**What the task requires**
From the first line of the data below, repeat each line exactly until you reach the line with "ax = fig.add_axes([0.4278, 0.091, 0.5605, 0.879])"; include that line too.
★ ★ ★ ★
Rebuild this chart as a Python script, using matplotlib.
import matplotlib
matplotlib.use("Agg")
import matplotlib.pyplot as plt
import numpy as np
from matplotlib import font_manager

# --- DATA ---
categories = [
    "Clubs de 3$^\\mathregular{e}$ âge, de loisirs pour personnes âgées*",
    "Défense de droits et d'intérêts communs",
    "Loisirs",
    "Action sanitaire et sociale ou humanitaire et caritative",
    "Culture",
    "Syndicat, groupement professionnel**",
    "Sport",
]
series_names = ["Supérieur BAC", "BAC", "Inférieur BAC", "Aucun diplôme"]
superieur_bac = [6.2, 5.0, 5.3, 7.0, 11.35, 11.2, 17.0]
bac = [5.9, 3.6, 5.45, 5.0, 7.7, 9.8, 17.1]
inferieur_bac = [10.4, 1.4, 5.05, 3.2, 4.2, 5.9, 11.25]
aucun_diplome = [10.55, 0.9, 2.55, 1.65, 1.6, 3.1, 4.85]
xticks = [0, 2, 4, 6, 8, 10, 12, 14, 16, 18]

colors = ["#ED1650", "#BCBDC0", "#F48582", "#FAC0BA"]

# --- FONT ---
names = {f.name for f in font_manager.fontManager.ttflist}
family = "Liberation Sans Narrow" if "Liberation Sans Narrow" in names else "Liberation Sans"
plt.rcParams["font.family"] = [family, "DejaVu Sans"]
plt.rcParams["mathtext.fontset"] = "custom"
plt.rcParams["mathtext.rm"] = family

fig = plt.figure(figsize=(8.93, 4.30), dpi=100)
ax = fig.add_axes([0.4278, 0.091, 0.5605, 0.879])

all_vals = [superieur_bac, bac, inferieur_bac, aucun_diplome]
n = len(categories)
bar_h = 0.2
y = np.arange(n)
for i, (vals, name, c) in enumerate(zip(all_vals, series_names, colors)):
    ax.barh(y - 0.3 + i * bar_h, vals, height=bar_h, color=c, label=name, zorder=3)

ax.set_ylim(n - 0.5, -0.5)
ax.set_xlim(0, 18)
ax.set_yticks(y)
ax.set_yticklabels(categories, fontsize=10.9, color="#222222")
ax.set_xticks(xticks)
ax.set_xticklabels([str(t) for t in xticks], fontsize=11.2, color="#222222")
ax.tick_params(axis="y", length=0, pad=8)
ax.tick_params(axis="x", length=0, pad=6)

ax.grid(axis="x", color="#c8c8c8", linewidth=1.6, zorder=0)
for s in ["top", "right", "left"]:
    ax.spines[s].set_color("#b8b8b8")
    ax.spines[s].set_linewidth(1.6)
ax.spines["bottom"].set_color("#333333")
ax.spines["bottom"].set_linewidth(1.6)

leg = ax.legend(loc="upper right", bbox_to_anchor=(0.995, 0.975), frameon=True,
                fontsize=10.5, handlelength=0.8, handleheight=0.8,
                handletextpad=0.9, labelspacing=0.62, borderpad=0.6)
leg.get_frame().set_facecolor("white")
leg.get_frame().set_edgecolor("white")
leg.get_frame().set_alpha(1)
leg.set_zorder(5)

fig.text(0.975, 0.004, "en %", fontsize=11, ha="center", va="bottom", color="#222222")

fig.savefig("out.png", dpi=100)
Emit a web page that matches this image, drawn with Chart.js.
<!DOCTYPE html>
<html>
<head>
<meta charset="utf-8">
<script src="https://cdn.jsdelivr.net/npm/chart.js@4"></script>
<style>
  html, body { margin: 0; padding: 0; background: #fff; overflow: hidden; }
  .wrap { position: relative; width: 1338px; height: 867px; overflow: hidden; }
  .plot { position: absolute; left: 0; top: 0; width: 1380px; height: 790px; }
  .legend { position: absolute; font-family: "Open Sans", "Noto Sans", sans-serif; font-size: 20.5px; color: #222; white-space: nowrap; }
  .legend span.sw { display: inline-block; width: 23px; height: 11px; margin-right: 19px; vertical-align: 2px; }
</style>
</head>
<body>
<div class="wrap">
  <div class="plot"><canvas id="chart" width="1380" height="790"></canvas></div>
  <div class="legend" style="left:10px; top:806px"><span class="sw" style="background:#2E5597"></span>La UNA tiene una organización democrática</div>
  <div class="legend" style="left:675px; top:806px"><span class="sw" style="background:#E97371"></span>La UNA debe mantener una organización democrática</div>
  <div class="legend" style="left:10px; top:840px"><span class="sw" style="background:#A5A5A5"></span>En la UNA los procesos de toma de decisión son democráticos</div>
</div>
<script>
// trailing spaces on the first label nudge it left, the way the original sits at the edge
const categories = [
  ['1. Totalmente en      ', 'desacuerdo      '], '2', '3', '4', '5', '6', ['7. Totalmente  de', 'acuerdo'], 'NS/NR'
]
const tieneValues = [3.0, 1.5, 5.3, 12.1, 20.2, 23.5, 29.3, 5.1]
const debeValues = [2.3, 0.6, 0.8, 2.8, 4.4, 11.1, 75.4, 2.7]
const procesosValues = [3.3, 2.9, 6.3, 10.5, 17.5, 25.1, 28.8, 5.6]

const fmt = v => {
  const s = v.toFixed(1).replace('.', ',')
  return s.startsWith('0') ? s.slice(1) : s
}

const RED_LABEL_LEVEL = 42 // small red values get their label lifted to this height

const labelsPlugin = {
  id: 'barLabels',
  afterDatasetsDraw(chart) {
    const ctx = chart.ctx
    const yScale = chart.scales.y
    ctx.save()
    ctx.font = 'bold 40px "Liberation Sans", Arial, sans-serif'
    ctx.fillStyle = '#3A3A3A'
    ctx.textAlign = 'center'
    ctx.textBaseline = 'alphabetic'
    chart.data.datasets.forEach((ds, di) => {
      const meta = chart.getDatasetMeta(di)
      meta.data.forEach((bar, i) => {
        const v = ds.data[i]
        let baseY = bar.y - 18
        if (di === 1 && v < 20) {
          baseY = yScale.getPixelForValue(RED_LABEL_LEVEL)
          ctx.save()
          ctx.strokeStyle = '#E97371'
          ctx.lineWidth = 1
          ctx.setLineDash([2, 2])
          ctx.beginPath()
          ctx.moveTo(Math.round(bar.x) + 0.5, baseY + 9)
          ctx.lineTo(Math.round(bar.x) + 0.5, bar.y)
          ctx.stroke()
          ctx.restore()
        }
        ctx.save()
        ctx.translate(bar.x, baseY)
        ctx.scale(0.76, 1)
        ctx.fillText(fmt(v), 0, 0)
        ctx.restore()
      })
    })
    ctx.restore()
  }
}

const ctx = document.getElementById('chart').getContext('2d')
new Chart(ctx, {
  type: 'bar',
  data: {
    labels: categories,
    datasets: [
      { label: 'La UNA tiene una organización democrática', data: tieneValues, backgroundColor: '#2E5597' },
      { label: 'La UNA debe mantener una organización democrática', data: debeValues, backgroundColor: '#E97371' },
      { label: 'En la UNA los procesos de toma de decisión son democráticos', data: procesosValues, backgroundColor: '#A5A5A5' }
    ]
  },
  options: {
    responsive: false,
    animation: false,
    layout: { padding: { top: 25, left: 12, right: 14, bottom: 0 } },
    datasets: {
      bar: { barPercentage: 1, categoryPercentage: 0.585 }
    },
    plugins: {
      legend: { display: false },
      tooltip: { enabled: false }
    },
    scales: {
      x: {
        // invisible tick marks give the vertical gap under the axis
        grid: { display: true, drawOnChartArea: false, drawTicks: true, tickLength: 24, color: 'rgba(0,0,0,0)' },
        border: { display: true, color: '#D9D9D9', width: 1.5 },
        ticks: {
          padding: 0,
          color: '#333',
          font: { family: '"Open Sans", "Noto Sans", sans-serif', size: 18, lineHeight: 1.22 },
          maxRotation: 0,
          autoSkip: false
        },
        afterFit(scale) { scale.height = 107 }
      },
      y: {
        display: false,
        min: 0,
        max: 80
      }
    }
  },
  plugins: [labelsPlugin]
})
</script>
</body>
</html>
★ ★ ★ ★
**In response**
Rebuild this chart as a Python script, using matplotlib.
import matplotlib
matplotlib.use("Agg")
import matplotlib.pyplot as plt
import numpy as np
from matplotlib import font_manager

# --- DATA ---
categories = [
    "Clubs de 3$^\\mathregular{e}$ âge, de loisirs pour personnes âgées*",
    "Défense de droits et d'intérêts communs",
    "Loisirs",
    "Action sanitaire et sociale ou humanitaire et caritative",
    "Culture",
    "Syndicat, groupement professionnel**",
    "Sport",
]
series_names = ["Supérieur BAC", "BAC", "Inférieur BAC", "Aucun diplôme"]
superieur_bac = [6.2, 5.0, 5.3, 7.0, 11.35, 11.2, 17.0]
bac = [5.9, 3.6, 5.45, 5.0, 7.7, 9.8, 17.1]
inferieur_bac = [10.4, 1.4, 5.05, 3.2, 4.2, 5.9, 11.25]
aucun_diplome = [10.55, 0.9, 2.55, 1.65, 1.6, 3.1, 4.85]
xticks = [0, 2, 4, 6, 8, 10, 12, 14, 16, 18]

colors = ["#ED1650", "#BCBDC0", "#F48582", "#FAC0BA"]

# --- FONT ---
names = {f.name for f in font_manager.fontManager.ttflist}
family = "Liberation Sans Narrow" if "Liberation Sans Narrow" in names else "Liberation Sans"
plt.rcParams["font.family"] = [family, "DejaVu Sans"]
plt.rcParams["mathtext.fontset"] = "custom"
plt.rcParams["mathtext.rm"] = family

fig = plt.figure(figsize=(8.93, 4.30), dpi=100)
ax = fig.add_axes([0.4278, 0.091, 0.5605, 0.879])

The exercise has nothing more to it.